Written task: Exactly retype the lines from the one containing "Write a web" through the one containing "3.00, 2.95, 3.02, 3.02, 3.02, 3.02, 3.02];"; both ends count, pictures do not.

Extracted information:

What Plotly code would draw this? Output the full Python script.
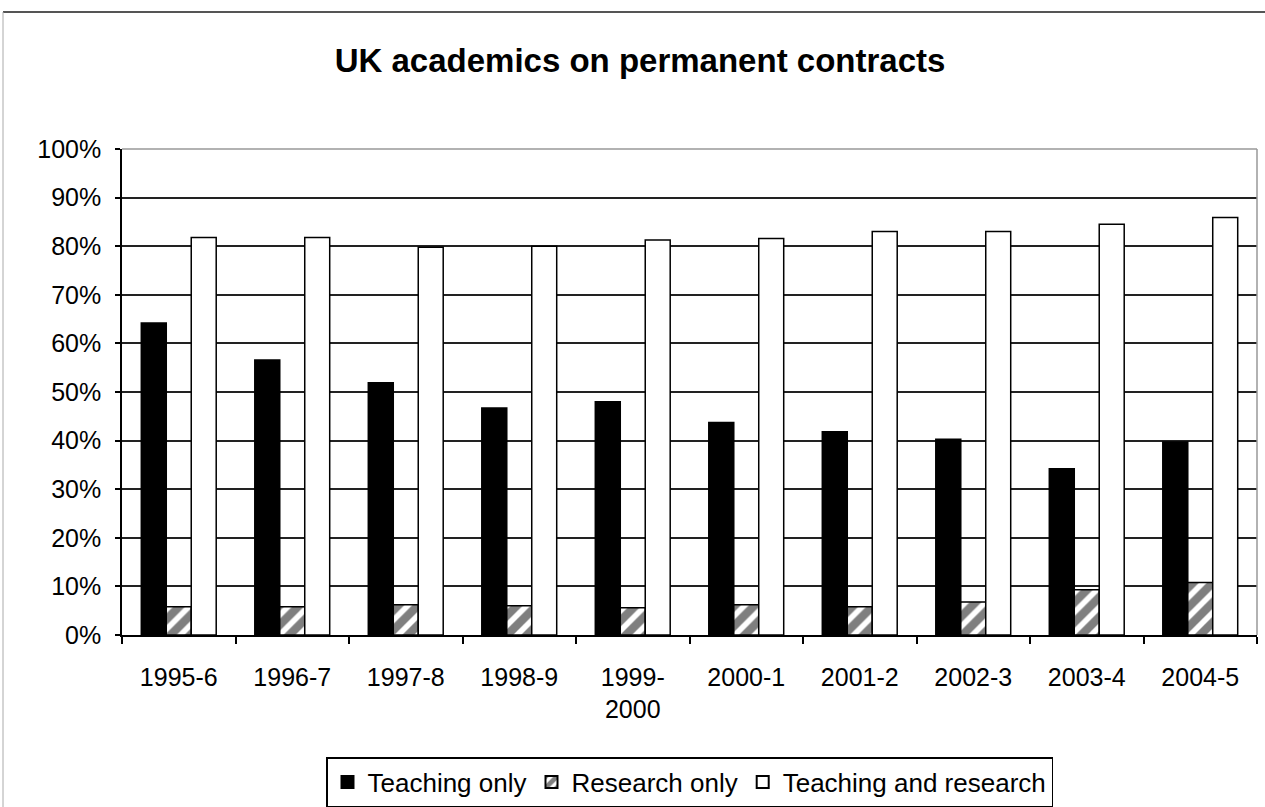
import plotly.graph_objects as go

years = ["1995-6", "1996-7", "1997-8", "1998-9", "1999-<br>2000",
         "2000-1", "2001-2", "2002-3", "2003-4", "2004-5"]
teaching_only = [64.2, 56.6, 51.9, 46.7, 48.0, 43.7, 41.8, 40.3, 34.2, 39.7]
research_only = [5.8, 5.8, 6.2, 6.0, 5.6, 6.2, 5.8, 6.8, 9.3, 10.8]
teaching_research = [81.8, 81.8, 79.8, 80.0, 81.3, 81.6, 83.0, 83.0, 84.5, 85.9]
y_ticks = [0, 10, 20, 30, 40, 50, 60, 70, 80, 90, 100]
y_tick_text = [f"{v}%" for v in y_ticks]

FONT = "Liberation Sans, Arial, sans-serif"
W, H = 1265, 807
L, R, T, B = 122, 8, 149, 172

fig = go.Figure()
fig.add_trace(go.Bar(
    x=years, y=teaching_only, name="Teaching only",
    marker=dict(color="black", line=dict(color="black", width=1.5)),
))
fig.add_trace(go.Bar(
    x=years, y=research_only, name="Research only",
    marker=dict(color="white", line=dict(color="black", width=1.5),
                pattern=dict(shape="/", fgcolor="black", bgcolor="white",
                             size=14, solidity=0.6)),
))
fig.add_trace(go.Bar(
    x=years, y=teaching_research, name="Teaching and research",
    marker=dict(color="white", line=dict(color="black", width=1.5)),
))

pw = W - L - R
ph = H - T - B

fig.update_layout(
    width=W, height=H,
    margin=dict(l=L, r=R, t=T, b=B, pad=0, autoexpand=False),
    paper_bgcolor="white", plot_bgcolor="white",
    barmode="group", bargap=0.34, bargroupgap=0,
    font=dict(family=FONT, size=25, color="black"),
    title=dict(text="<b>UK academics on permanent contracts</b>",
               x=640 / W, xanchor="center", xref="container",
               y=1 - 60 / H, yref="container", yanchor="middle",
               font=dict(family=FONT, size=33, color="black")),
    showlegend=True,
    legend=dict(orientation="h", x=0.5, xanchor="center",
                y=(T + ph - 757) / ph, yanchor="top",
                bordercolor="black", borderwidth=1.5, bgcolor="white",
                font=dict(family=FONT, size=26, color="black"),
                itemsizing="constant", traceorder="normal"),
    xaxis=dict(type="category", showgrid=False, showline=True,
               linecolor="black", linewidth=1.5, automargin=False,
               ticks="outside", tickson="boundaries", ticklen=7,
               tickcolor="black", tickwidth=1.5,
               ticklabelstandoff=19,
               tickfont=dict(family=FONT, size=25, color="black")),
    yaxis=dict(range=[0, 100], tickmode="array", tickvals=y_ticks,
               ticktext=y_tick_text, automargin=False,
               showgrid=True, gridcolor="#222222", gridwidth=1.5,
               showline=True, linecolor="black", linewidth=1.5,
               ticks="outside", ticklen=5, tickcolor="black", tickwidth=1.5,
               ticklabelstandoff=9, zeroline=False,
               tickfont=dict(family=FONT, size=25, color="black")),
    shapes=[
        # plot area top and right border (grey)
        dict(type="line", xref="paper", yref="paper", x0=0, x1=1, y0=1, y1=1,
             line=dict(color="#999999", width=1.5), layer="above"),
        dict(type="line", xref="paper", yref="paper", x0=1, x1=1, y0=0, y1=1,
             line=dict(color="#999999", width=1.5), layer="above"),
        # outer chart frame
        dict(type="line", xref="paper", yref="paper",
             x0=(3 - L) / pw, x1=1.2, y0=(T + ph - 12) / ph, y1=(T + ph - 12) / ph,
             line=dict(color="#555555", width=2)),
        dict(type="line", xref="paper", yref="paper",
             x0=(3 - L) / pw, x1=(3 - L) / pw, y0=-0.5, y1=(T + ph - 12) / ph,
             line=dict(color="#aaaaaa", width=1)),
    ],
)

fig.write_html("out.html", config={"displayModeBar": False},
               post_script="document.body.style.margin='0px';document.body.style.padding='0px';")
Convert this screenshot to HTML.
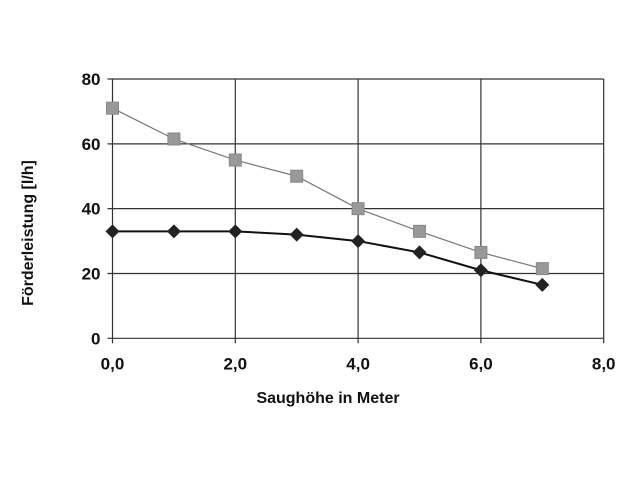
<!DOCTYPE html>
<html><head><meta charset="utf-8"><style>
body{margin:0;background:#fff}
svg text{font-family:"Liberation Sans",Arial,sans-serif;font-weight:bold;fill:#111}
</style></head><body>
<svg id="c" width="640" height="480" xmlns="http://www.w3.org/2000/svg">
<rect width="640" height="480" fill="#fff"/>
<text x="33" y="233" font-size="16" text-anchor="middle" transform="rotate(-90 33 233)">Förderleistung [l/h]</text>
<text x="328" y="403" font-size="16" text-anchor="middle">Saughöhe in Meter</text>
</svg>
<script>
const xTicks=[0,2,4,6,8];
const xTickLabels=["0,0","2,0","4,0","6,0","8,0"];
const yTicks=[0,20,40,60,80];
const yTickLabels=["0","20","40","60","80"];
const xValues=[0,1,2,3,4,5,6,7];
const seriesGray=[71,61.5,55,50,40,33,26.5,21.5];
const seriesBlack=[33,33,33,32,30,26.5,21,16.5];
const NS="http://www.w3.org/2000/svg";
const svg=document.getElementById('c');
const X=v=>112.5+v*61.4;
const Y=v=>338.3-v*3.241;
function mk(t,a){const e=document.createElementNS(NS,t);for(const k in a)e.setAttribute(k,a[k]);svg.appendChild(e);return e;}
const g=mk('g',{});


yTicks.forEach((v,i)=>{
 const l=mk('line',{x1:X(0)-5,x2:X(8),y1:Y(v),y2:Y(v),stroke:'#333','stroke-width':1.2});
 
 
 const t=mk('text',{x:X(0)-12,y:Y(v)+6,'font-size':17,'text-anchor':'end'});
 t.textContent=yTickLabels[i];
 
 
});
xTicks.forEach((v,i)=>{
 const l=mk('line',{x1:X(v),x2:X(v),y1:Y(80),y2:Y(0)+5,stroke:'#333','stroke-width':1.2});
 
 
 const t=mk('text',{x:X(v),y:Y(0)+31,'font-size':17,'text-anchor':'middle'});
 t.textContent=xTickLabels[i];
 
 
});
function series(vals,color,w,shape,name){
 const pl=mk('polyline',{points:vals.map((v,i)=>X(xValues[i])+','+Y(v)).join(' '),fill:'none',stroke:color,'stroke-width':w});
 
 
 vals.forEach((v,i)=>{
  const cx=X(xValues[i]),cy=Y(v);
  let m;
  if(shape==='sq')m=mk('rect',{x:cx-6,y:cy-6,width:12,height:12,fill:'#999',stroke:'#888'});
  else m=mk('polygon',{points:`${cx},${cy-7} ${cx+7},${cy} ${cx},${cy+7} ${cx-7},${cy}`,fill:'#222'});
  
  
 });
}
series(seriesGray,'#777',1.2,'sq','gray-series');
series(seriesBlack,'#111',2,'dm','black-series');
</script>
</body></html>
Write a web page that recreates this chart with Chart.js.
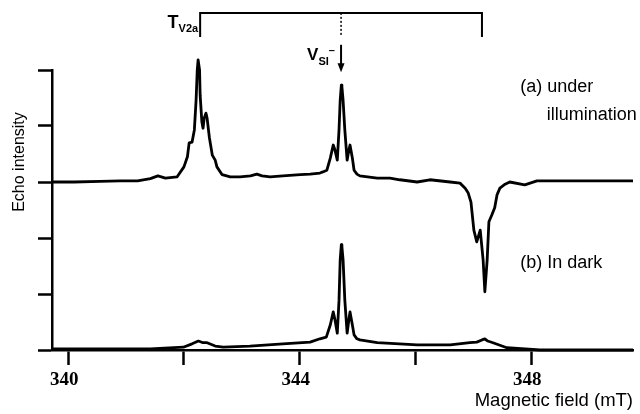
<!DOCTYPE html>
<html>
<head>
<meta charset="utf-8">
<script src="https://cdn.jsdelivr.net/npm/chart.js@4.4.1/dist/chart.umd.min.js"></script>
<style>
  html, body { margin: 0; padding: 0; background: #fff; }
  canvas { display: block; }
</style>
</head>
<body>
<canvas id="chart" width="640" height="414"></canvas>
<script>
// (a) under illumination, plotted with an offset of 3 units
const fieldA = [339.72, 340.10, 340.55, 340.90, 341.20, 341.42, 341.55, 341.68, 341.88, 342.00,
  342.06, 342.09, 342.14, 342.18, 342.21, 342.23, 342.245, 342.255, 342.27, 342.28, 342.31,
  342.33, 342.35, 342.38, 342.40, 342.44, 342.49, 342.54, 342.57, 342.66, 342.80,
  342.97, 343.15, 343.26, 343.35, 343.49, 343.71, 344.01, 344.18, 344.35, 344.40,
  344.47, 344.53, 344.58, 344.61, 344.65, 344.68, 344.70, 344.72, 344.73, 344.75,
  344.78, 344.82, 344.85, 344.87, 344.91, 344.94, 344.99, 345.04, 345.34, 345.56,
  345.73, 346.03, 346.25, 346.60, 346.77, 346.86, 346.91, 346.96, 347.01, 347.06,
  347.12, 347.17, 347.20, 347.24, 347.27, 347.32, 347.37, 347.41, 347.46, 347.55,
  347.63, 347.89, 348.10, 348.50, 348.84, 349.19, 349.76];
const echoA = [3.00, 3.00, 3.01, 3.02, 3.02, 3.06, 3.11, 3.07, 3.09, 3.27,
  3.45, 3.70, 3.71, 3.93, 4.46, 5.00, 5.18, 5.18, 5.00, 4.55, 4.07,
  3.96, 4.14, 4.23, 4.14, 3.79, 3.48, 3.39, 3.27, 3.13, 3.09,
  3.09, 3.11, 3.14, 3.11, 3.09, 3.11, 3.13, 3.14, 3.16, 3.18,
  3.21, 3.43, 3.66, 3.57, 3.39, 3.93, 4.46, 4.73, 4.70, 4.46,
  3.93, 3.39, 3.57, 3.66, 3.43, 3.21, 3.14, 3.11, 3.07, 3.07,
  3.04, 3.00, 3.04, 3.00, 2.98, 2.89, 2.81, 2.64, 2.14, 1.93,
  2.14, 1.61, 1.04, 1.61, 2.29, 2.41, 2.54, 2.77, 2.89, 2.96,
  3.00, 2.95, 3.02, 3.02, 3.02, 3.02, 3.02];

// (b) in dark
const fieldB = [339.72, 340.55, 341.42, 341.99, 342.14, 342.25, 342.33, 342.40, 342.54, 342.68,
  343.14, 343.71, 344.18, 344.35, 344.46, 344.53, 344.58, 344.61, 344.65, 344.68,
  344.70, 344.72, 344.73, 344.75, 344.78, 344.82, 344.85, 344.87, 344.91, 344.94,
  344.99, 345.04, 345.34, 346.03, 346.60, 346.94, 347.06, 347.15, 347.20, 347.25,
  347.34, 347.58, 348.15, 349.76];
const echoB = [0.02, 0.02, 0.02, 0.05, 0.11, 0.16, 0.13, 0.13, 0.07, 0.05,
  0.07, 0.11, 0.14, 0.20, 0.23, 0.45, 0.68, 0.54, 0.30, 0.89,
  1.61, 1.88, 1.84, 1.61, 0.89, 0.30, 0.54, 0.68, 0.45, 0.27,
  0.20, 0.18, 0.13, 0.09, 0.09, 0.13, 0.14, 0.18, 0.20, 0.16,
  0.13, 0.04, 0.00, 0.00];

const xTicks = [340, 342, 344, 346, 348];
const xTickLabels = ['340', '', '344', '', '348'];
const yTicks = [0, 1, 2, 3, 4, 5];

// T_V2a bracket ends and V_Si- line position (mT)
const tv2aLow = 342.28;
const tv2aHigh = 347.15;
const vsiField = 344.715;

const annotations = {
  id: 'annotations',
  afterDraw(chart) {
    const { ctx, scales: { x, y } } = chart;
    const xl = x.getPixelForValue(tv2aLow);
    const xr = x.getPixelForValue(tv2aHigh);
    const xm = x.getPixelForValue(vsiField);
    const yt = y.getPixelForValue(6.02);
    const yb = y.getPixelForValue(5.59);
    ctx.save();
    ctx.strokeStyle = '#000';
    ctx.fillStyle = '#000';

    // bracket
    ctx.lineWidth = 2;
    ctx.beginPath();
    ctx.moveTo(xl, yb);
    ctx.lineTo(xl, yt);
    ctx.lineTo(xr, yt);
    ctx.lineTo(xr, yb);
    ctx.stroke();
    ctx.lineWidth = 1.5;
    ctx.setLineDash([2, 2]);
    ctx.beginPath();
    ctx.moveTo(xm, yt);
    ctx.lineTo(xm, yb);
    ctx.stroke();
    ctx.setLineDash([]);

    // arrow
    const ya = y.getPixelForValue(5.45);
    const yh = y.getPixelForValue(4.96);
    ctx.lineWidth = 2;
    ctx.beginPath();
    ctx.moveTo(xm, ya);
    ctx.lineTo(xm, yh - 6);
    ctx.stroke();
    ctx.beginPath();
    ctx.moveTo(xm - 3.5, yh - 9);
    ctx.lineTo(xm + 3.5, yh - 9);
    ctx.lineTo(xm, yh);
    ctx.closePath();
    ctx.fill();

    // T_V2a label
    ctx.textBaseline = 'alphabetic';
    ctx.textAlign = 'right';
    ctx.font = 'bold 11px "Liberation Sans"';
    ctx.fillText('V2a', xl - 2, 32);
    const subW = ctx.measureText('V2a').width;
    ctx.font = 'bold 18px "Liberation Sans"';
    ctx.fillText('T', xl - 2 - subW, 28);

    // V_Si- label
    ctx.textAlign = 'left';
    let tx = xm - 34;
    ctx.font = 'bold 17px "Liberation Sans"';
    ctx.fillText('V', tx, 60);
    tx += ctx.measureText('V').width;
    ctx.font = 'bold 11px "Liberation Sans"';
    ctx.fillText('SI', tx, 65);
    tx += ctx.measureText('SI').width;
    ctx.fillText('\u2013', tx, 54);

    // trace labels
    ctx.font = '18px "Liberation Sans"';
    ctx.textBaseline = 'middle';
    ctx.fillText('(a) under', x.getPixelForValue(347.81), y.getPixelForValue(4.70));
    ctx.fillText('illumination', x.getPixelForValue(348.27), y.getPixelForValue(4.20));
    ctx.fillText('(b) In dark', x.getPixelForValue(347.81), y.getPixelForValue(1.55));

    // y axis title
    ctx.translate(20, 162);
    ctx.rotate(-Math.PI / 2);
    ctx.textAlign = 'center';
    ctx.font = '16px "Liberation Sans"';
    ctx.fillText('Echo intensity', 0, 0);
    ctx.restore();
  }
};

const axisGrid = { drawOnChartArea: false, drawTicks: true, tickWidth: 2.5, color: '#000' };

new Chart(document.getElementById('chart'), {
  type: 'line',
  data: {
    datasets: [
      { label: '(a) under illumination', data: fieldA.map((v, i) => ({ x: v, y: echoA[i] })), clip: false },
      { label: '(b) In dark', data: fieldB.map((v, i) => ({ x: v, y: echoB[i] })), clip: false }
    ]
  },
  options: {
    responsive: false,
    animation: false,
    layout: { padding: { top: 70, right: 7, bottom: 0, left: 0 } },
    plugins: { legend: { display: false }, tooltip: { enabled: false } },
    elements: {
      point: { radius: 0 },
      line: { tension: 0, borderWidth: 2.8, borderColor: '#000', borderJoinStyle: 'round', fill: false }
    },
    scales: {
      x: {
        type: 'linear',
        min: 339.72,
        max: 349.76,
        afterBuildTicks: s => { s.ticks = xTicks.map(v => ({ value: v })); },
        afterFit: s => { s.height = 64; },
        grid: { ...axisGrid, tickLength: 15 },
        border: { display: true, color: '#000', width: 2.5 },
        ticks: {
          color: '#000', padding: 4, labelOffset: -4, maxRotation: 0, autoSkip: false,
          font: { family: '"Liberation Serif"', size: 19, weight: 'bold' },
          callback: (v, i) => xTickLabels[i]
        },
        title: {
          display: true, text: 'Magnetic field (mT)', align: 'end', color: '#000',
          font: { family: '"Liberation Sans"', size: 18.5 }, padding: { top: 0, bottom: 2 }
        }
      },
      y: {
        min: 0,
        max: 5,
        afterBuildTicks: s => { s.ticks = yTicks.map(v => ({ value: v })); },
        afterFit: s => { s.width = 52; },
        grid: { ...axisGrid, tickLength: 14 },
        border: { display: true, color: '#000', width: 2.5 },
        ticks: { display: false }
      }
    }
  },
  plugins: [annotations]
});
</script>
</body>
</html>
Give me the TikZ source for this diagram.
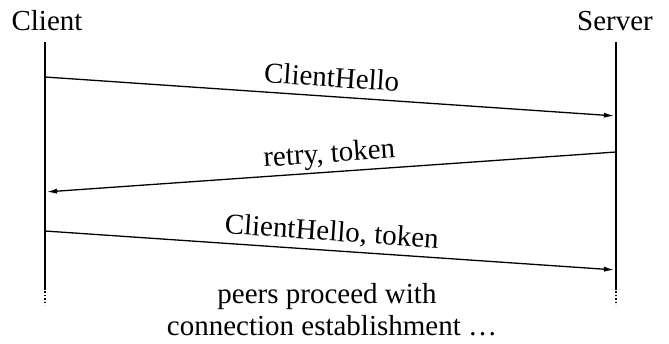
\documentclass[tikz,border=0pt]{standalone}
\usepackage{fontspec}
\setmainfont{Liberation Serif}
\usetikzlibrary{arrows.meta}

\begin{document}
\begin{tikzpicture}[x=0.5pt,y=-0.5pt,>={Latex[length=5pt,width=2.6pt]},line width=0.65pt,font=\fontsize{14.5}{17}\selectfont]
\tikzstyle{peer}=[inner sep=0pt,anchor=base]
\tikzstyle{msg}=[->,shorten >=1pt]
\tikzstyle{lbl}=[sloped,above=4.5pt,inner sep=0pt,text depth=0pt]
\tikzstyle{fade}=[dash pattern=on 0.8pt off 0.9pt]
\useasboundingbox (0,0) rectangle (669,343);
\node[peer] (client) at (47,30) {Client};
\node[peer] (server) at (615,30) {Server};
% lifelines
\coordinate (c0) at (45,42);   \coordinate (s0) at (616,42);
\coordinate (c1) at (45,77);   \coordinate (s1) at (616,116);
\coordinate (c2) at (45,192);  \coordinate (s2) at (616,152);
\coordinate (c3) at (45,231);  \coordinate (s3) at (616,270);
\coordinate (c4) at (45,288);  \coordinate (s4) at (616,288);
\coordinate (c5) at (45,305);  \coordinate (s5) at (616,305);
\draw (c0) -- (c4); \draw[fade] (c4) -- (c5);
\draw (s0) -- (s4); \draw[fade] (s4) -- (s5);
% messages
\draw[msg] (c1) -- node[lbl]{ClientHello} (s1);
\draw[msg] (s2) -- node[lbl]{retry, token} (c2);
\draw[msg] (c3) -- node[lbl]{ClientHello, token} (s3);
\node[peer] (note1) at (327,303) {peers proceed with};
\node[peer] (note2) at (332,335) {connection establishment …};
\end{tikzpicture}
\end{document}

Result:
Write a web page that recreates this chart with Chart.js.
<!DOCTYPE html>
<html>
<head>
<meta charset="utf-8">
<script src="https://cdn.jsdelivr.net/npm/chart.js@4.4.1/dist/chart.umd.min.js"></script>
<style>
  html, body { margin: 0; padding: 0; background: #fff; }
  canvas { display: block; }
</style>
</head>
<body>
<canvas id="chart" width="640" height="414"></canvas>
<script>
// (a) under illumination, plotted with an offset of 3 units
const fieldA = [339.72, 340.10, 340.55, 340.90, 341.20, 341.42, 341.55, 341.68, 341.88, 342.00,
  342.06, 342.09, 342.14, 342.18, 342.21, 342.23, 342.245, 342.255, 342.27, 342.28, 342.31,
  342.33, 342.35, 342.38, 342.40, 342.44, 342.49, 342.54, 342.57, 342.66, 342.80,
  342.97, 343.15, 343.26, 343.35, 343.49, 343.71, 344.01, 344.18, 344.35, 344.40,
  344.47, 344.53, 344.58, 344.61, 344.65, 344.68, 344.70, 344.72, 344.73, 344.75,
  344.78, 344.82, 344.85, 344.87, 344.91, 344.94, 344.99, 345.04, 345.34, 345.56,
  345.73, 346.03, 346.25, 346.60, 346.77, 346.86, 346.91, 346.96, 347.01, 347.06,
  347.12, 347.17, 347.20, 347.24, 347.27, 347.32, 347.37, 347.41, 347.46, 347.55,
  347.63, 347.89, 348.10, 348.50, 348.84, 349.19, 349.76];
const echoA = [3.00, 3.00, 3.01, 3.02, 3.02, 3.06, 3.11, 3.07, 3.09, 3.27,
  3.45, 3.70, 3.71, 3.93, 4.46, 5.00, 5.18, 5.18, 5.00, 4.55, 4.07,
  3.96, 4.14, 4.23, 4.14, 3.79, 3.48, 3.39, 3.27, 3.13, 3.09,
  3.09, 3.11, 3.14, 3.11, 3.09, 3.11, 3.13, 3.14, 3.16, 3.18,
  3.21, 3.43, 3.66, 3.57, 3.39, 3.93, 4.46, 4.73, 4.70, 4.46,
  3.93, 3.39, 3.57, 3.66, 3.43, 3.21, 3.14, 3.11, 3.07, 3.07,
  3.04, 3.00, 3.04, 3.00, 2.98, 2.89, 2.81, 2.64, 2.14, 1.93,
  2.14, 1.61, 1.04, 1.61, 2.29, 2.41, 2.54, 2.77, 2.89, 2.96,
  3.00, 2.95, 3.02, 3.02, 3.02, 3.02, 3.02];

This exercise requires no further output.